**INFORMATION SUPPLIED**
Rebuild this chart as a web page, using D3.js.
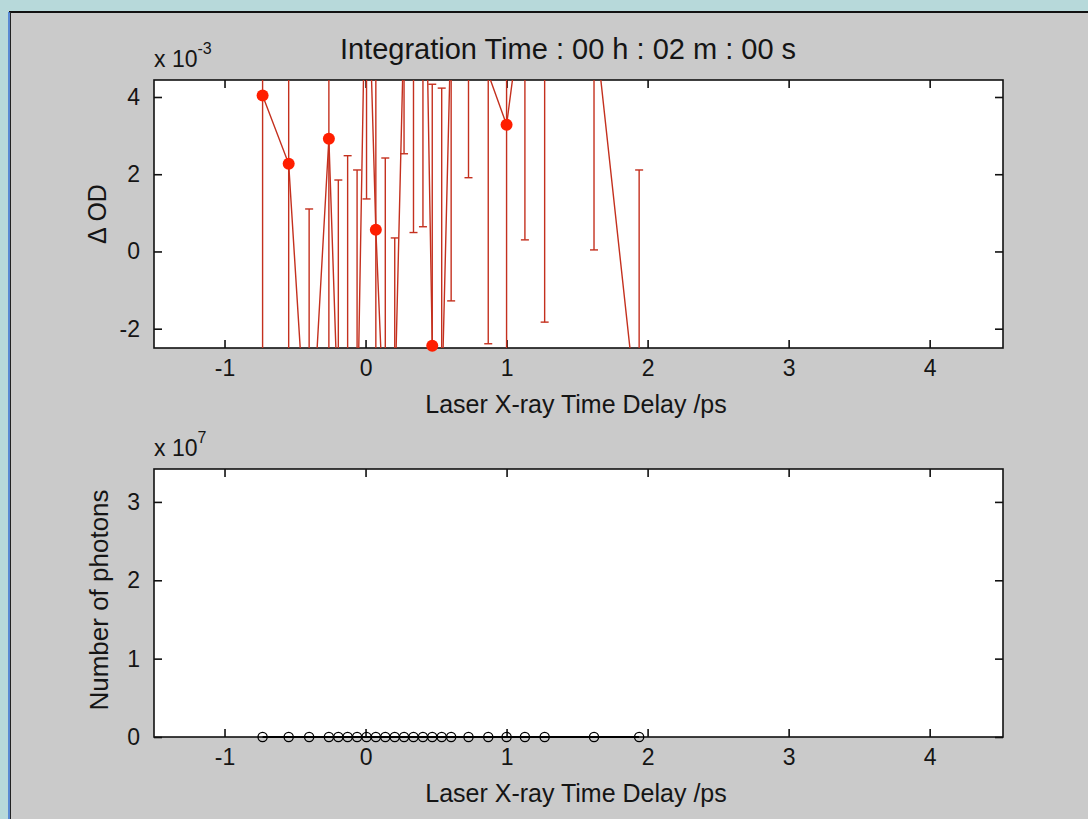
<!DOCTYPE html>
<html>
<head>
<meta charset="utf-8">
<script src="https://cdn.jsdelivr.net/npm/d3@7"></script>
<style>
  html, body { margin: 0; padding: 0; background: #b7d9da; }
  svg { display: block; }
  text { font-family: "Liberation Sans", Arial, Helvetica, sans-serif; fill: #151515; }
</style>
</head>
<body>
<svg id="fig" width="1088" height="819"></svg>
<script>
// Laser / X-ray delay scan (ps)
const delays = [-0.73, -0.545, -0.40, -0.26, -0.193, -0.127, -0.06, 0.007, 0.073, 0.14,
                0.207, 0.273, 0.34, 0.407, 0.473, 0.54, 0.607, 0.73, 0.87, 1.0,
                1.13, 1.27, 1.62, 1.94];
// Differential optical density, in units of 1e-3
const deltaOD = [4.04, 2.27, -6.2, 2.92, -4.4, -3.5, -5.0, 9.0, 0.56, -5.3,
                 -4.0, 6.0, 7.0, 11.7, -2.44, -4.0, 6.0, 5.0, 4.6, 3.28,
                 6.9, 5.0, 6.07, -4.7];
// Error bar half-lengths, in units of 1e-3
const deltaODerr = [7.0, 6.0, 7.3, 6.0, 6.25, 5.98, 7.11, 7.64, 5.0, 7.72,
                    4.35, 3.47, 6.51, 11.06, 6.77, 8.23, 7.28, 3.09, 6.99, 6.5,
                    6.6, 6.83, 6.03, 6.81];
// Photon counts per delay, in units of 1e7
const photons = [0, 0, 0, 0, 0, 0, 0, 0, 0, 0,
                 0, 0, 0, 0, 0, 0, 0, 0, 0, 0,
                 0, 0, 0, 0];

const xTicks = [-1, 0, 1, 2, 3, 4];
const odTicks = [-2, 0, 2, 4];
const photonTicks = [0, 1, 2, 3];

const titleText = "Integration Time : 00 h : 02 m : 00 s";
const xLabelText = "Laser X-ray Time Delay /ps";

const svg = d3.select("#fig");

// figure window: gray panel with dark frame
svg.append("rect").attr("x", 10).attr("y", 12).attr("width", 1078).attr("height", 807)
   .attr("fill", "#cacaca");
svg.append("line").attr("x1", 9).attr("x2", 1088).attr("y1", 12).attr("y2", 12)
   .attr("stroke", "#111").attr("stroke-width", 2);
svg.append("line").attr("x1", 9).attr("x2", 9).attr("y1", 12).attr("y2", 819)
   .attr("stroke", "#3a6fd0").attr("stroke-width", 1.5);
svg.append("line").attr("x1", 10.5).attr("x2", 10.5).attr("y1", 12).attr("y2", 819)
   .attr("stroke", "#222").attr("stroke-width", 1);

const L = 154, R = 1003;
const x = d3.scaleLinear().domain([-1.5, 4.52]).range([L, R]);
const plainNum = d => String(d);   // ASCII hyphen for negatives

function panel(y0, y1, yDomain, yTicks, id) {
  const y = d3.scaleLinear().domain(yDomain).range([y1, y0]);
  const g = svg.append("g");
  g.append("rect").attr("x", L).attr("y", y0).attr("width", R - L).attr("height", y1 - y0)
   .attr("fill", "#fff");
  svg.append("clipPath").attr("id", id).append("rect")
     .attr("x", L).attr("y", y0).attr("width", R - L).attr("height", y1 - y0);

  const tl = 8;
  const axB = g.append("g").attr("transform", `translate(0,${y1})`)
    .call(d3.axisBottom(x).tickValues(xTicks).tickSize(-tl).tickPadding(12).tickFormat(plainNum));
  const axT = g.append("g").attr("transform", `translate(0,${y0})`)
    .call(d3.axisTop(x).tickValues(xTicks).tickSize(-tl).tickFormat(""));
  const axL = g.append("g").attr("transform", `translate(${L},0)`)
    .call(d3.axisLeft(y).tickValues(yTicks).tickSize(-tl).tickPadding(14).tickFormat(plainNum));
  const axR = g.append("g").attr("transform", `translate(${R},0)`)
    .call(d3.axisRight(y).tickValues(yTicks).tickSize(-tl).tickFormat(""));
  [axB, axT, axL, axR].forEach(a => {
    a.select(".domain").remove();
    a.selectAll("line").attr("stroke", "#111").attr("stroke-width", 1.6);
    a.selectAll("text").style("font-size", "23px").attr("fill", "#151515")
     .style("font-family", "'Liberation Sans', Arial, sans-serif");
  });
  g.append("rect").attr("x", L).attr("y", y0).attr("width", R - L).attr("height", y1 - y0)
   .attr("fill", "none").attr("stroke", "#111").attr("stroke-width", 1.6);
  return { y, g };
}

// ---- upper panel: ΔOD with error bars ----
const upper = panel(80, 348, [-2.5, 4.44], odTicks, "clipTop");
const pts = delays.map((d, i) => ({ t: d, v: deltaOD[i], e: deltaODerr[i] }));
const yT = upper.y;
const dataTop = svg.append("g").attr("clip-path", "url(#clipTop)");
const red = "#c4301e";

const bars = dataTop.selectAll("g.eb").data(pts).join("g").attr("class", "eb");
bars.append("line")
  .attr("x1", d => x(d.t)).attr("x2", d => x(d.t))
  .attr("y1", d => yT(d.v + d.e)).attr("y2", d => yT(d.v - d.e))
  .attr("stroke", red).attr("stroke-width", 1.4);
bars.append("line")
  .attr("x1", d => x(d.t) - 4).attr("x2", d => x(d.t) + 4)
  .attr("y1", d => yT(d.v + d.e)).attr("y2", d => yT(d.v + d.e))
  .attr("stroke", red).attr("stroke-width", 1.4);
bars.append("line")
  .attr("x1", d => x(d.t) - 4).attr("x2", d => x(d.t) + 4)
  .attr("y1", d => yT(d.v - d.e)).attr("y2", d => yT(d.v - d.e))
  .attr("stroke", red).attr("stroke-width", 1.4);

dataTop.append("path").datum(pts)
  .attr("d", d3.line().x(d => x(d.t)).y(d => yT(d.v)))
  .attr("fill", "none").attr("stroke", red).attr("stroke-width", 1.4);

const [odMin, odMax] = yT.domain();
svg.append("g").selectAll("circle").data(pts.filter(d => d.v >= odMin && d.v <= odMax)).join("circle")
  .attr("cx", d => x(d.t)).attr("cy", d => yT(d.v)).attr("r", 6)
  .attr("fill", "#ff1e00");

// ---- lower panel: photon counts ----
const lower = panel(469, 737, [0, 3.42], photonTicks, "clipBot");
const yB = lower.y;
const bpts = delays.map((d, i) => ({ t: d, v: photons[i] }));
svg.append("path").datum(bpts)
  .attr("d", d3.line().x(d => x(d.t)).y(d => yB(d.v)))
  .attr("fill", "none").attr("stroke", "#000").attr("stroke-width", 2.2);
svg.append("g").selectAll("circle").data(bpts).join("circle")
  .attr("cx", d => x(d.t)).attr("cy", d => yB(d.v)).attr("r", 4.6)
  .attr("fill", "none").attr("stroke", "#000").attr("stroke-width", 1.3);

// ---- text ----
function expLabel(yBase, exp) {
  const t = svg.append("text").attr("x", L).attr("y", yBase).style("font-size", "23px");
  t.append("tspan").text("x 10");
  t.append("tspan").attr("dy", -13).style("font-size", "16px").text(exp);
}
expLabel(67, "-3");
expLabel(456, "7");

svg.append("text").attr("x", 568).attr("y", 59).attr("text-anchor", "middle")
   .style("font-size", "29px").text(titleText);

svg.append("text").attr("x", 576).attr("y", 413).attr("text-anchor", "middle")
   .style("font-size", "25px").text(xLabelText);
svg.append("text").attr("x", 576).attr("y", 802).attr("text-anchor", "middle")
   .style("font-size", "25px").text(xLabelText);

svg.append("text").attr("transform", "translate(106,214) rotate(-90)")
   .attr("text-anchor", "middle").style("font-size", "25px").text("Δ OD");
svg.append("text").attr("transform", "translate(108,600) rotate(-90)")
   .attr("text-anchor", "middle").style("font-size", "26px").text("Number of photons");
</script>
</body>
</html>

**PROBLEM TO WORK ON**
Your copy of the data should match it exactly, except that pictures are left out.

**ANSWER FOR THIS EXERCISE**
Rebuild this chart as a web page, using D3.js.
<!DOCTYPE html>
<html>
<head>
<meta charset="utf-8">
<script src="https://cdn.jsdelivr.net/npm/d3@7"></script>
<style>
  html, body { margin: 0; padding: 0; background: #b7d9da; }
  svg { display: block; }
  text { font-family: "Liberation Sans", Arial, Helvetica, sans-serif; fill: #151515; }
</style>
</head>
<body>
<svg id="fig" width="1088" height="819"></svg>
<script>
// Laser / X-ray delay scan (ps)
const delays = [-0.73, -0.545, -0.40, -0.26, -0.193, -0.127, -0.06, 0.007, 0.073, 0.14,
                0.207, 0.273, 0.34, 0.407, 0.473, 0.54, 0.607, 0.73, 0.87, 1.0,
                1.13, 1.27, 1.62, 1.94];
// Differential optical density, in units of 1e-3
const deltaOD = [4.04, 2.27, -6.2, 2.92, -4.4, -3.5, -5.0, 9.0, 0.56, -5.3,
                 -4.0, 6.0, 7.0, 11.7, -2.44, -4.0, 6.0, 5.0, 4.6, 3.28,
                 6.9, 5.0, 6.07, -4.7];
// Error bar half-lengths, in units of 1e-3
const deltaODerr = [7.0, 6.0, 7.3, 6.0, 6.25, 5.98, 7.11, 7.64, 5.0, 7.72,
                    4.35, 3.47, 6.51, 11.06, 6.77, 8.23, 7.28, 3.09, 6.99, 6.5,
                    6.6, 6.83, 6.03, 6.81];
// Photon counts per delay, in units of 1e7
const photons = [0, 0, 0, 0, 0, 0, 0, 0, 0, 0,
                 0, 0, 0, 0, 0, 0, 0, 0, 0, 0,
                 0, 0, 0, 0];

const xTicks = [-1, 0, 1, 2, 3, 4];
const odTicks = [-2, 0, 2, 4];
const photonTicks = [0, 1, 2, 3];

const titleText = "Integration Time : 00 h : 02 m : 00 s";
const xLabelText = "Laser X-ray Time Delay /ps";

const svg = d3.select("#fig");

// figure window: gray panel with dark frame
svg.append("rect").attr("x", 10).attr("y", 12).attr("width", 1078).attr("height", 807)
   .attr("fill", "#cacaca");
svg.append("line").attr("x1", 9).attr("x2", 1088).attr("y1", 12).attr("y2", 12)
   .attr("stroke", "#111").attr("stroke-width", 2);
svg.append("line").attr("x1", 9).attr("x2", 9).attr("y1", 12).attr("y2", 819)
   .attr("stroke", "#3a6fd0").attr("stroke-width", 1.5);
svg.append("line").attr("x1", 10.5).attr("x2", 10.5).attr("y1", 12).attr("y2", 819)
   .attr("stroke", "#222").attr("stroke-width", 1);

const L = 154, R = 1003;
const x = d3.scaleLinear().domain([-1.5, 4.52]).range([L, R]);
const plainNum = d => String(d);   // ASCII hyphen for negatives

function panel(y0, y1, yDomain, yTicks, id) {
  const y = d3.scaleLinear().domain(yDomain).range([y1, y0]);
  const g = svg.append("g");
  g.append("rect").attr("x", L).attr("y", y0).attr("width", R - L).attr("height", y1 - y0)
   .attr("fill", "#fff");
  svg.append("clipPath").attr("id", id).append("rect")
     .attr("x", L).attr("y", y0).attr("width", R - L).attr("height", y1 - y0);

  const tl = 8;
  const axB = g.append("g").attr("transform", `translate(0,${y1})`)
    .call(d3.axisBottom(x).tickValues(xTicks).tickSize(-tl).tickPadding(12).tickFormat(plainNum));
  const axT = g.append("g").attr("transform", `translate(0,${y0})`)
    .call(d3.axisTop(x).tickValues(xTicks).tickSize(-tl).tickFormat(""));
  const axL = g.append("g").attr("transform", `translate(${L},0)`)
    .call(d3.axisLeft(y).tickValues(yTicks).tickSize(-tl).tickPadding(14).tickFormat(plainNum));
  const axR = g.append("g").attr("transform", `translate(${R},0)`)
    .call(d3.axisRight(y).tickValues(yTicks).tickSize(-tl).tickFormat(""));
  [axB, axT, axL, axR].forEach(a => {
    a.select(".domain").remove();
    a.selectAll("line").attr("stroke", "#111").attr("stroke-width", 1.6);
    a.selectAll("text").style("font-size", "23px").attr("fill", "#151515")
     .style("font-family", "'Liberation Sans', Arial, sans-serif");
  });
  g.append("rect").attr("x", L).attr("y", y0).attr("width", R - L).attr("height", y1 - y0)
   .attr("fill", "none").attr("stroke", "#111").attr("stroke-width", 1.6);
  return { y, g };
}

// ---- upper panel: ΔOD with error bars ----
const upper = panel(80, 348, [-2.5, 4.44], odTicks, "clipTop");
const pts = delays.map((d, i) => ({ t: d, v: deltaOD[i], e: deltaODerr[i] }));
const yT = upper.y;
const dataTop = svg.append("g").attr("clip-path", "url(#clipTop)");
const red = "#c4301e";

const bars = dataTop.selectAll("g.eb").data(pts).join("g").attr("class", "eb");
bars.append("line")
  .attr("x1", d => x(d.t)).attr("x2", d => x(d.t))
  .attr("y1", d => yT(d.v + d.e)).attr("y2", d => yT(d.v - d.e))
  .attr("stroke", red).attr("stroke-width", 1.4);
bars.append("line")
  .attr("x1", d => x(d.t) - 4).attr("x2", d => x(d.t) + 4)
  .attr("y1", d => yT(d.v + d.e)).attr("y2", d => yT(d.v + d.e))
  .attr("stroke", red).attr("stroke-width", 1.4);
bars.append("line")
  .attr("x1", d => x(d.t) - 4).attr("x2", d => x(d.t) + 4)
  .attr("y1", d => yT(d.v - d.e)).attr("y2", d => yT(d.v - d.e))
  .attr("stroke", red).attr("stroke-width", 1.4);

dataTop.append("path").datum(pts)
  .attr("d", d3.line().x(d => x(d.t)).y(d => yT(d.v)))
  .attr("fill", "none").attr("stroke", red).attr("stroke-width", 1.4);

const [odMin, odMax] = yT.domain();
svg.append("g").selectAll("circle").data(pts.filter(d => d.v >= odMin && d.v <= odMax)).join("circle")
  .attr("cx", d => x(d.t)).attr("cy", d => yT(d.v)).attr("r", 6)
  .attr("fill", "#ff1e00");

// ---- lower panel: photon counts ----
const lower = panel(469, 737, [0, 3.42], photonTicks, "clipBot");
const yB = lower.y;
const bpts = delays.map((d, i) => ({ t: d, v: photons[i] }));
svg.append("path").datum(bpts)
  .attr("d", d3.line().x(d => x(d.t)).y(d => yB(d.v)))
  .attr("fill", "none").attr("stroke", "#000").attr("stroke-width", 2.2);
svg.append("g").selectAll("circle").data(bpts).join("circle")
  .attr("cx", d => x(d.t)).attr("cy", d => yB(d.v)).attr("r", 4.6)
  .attr("fill", "none").attr("stroke", "#000").attr("stroke-width", 1.3);

// ---- text ----
function expLabel(yBase, exp) {
  const t = svg.append("text").attr("x", L).attr("y", yBase).style("font-size", "23px");
  t.append("tspan").text("x 10");
  t.append("tspan").attr("dy", -13).style("font-size", "16px").text(exp);
}
expLabel(67, "-3");
expLabel(456, "7");

svg.append("text").attr("x", 568).attr("y", 59).attr("text-anchor", "middle")
   .style("font-size", "29px").text(titleText);

svg.append("text").attr("x", 576).attr("y", 413).attr("text-anchor", "middle")
   .style("font-size", "25px").text(xLabelText);
svg.append("text").attr("x", 576).attr("y", 802).attr("text-anchor", "middle")
   .style("font-size", "25px").text(xLabelText);

svg.append("text").attr("transform", "translate(106,214) rotate(-90)")
   .attr("text-anchor", "middle").style("font-size", "25px").text("Δ OD");
svg.append("text").attr("transform", "translate(108,600) rotate(-90)")
   .attr("text-anchor", "middle").style("font-size", "26px").text("Number of photons");
</script>
</body>
</html>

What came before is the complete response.